- Film poster by Jack Rickard
- Directed by: Gary Weis
- Written by: Guy Thomas
- Produced by: Freddie Fields
- Starring: Dudley Moore Laraine Newman James Coco Paul Sand Jack Gilford Dom DeLuise John Houseman Madeline Kahn David L. Lander Richard Pryor John Ritter
- Cinematography: Frank Stanley
- Edited by: Sidney Levin
- Music by: Patrick Williams
- Color process: Metrocolor
- Production company: Columbia Pictures
- Distributed by: Columbia Pictures
- Release date: June 13, 1980;
- Running time: 103 minutes
- Country: United States
- Language: English
- Budget: $4.5 million
- Box office: $14.2 million (domestic)

= Wholly Moses! =

1980 film by Gary Weis

Wholly Moses! is a 1980 American Biblical spoof film written by Guy Thomas and directed by Gary Weis. Dudley Moore plays Old Testament-era idol maker Herschel, whose life and adventures seem to parallel that of the more famous Moses, all the while being misled to think he is the prophet of God. The film also stars Laraine Newman, James Coco, Paul Sand, Jack Gilford, Dom DeLuise, John Houseman, Madeline Kahn, David Lander, Richard Pryor, and John Ritter.

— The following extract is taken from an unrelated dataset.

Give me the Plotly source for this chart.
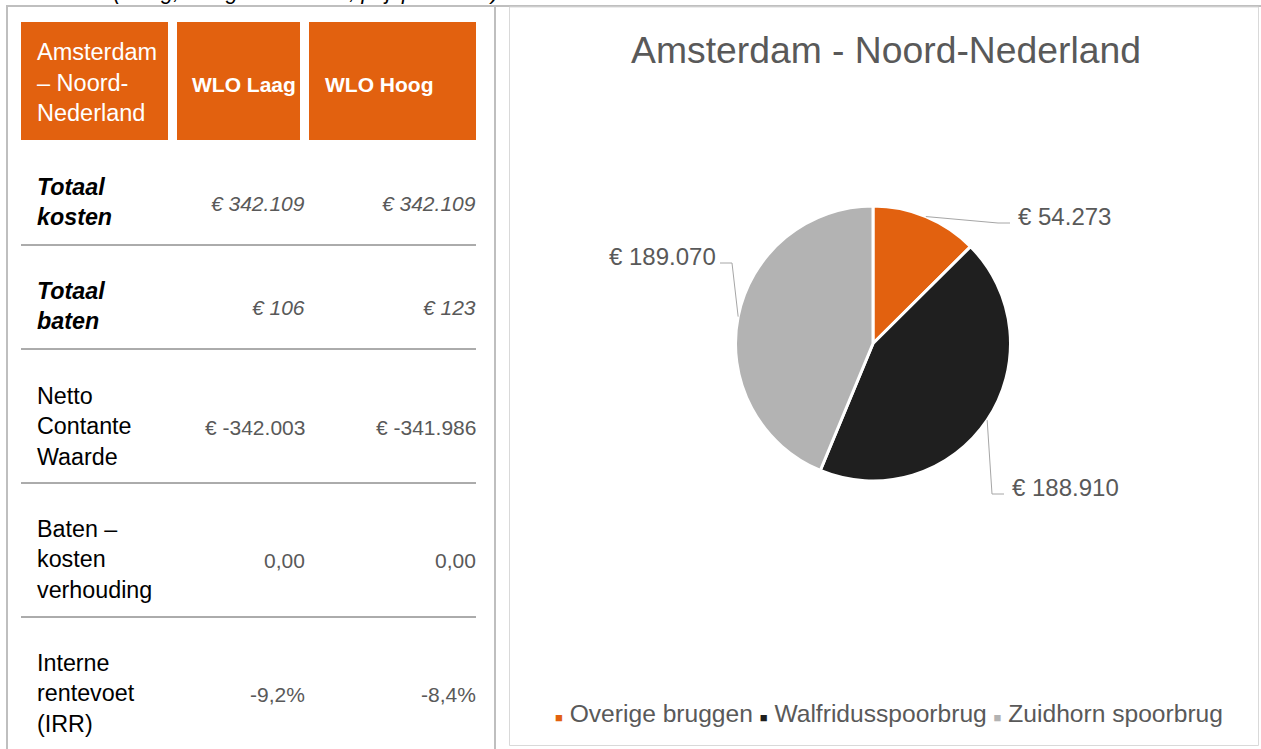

The film was a moderate financial success, but critical reviews were overwhelmingly negative, regarding Wholly Moses! as an inferior imitation of Monty Python's The Life of Brian which featured a similar premise.

==Plot==
Harvey and Zoey, two tourists travelling through Israel, discover an ancient scroll describing the life of Herschel, the man who was almost Moses. Herschel thinks he hears God commanding him to go to Egypt, but actually, he has overheard God giving His instructions to Moses at the burning bush. He tries to obey this command, but Moses always seems to be one step ahead of him. Several other biblical stories, such as Lot and his wife, David and Goliath, and the miracles of Jesus, are also parodied in this story of the life of a man trying to follow the path to God, but somehow always seeming to lose his way.

==Cast==
- Dudley Moore as Harvey Orchid/Herschel
- Laraine Newman as Zoey/Zerelda
- James Coco as Hyssop
- Paul Sand as Angel Of The Lord
- Jack Gilford as Tailor
- Dom DeLuise as Shadrach
- John Houseman as Archangel
- Madeline Kahn as Sorceress
- David L. Lander as Beggar
- Richard Pryor as Pharaoh
- John Ritter as Devil
- Richard B. Shull as Jethro
- Tanya Boyd as Princess
- Ruth Manning as Landlady
- Andrea Martin as Zipporah
- Walker Edmiston as God (voice)

==Reception==
The film received poor reviews.

Because of a production hiatus imposed on their television show by WTTW, Roger Ebert and Gene Siskel did not review the film on Sneak Previews. However, Ebert's print review in The Chicago Sun-Times was scathing. He wrote how comedy which could be successful successful in the short skits Weis might have directed on Saturday Night Live were less effective in a feature length film: "The movie's not funny on its own, and since movie audiences are scarcely going to be shocked by its mild but relentlessly repetitive irreverence, it all boils down to a very old joke [of] dressing people up in Biblical costume and having them speak in contemporary terms."

In another print review, for The Chicago Tribune, Siskel wrote how Wholly Moses! proves the truth of an addage: "Never go to a film with an exclamation point in its title" (The Beatles' "Help!" being a possible exception)", and noted it was similar in concept to Monty Python's Life of Brian but far less successful or humorous.

When the film was released on DVD, John Sinnott of DVD Talk echoed Siskel's commentary about how Wholly Moses! was clearly intended to capitalize on the success Life of Bryan. "But they got it all wrong. The jokes are bad, the setups lame and the laughs nonexistent. The script is so bad that I can't imagine how the project ever got green lighted."

In a guest review for Entertainment Weekly, Ty Burr of The Boston Globe gave the film a D grade, describing it as a "wholly unfunny comedy".

Five orthodox Jewish groups protested the film for mocking their religion.

Wholly Moses holds a 13% rating on Rotten Tomatoes based on eight reviews.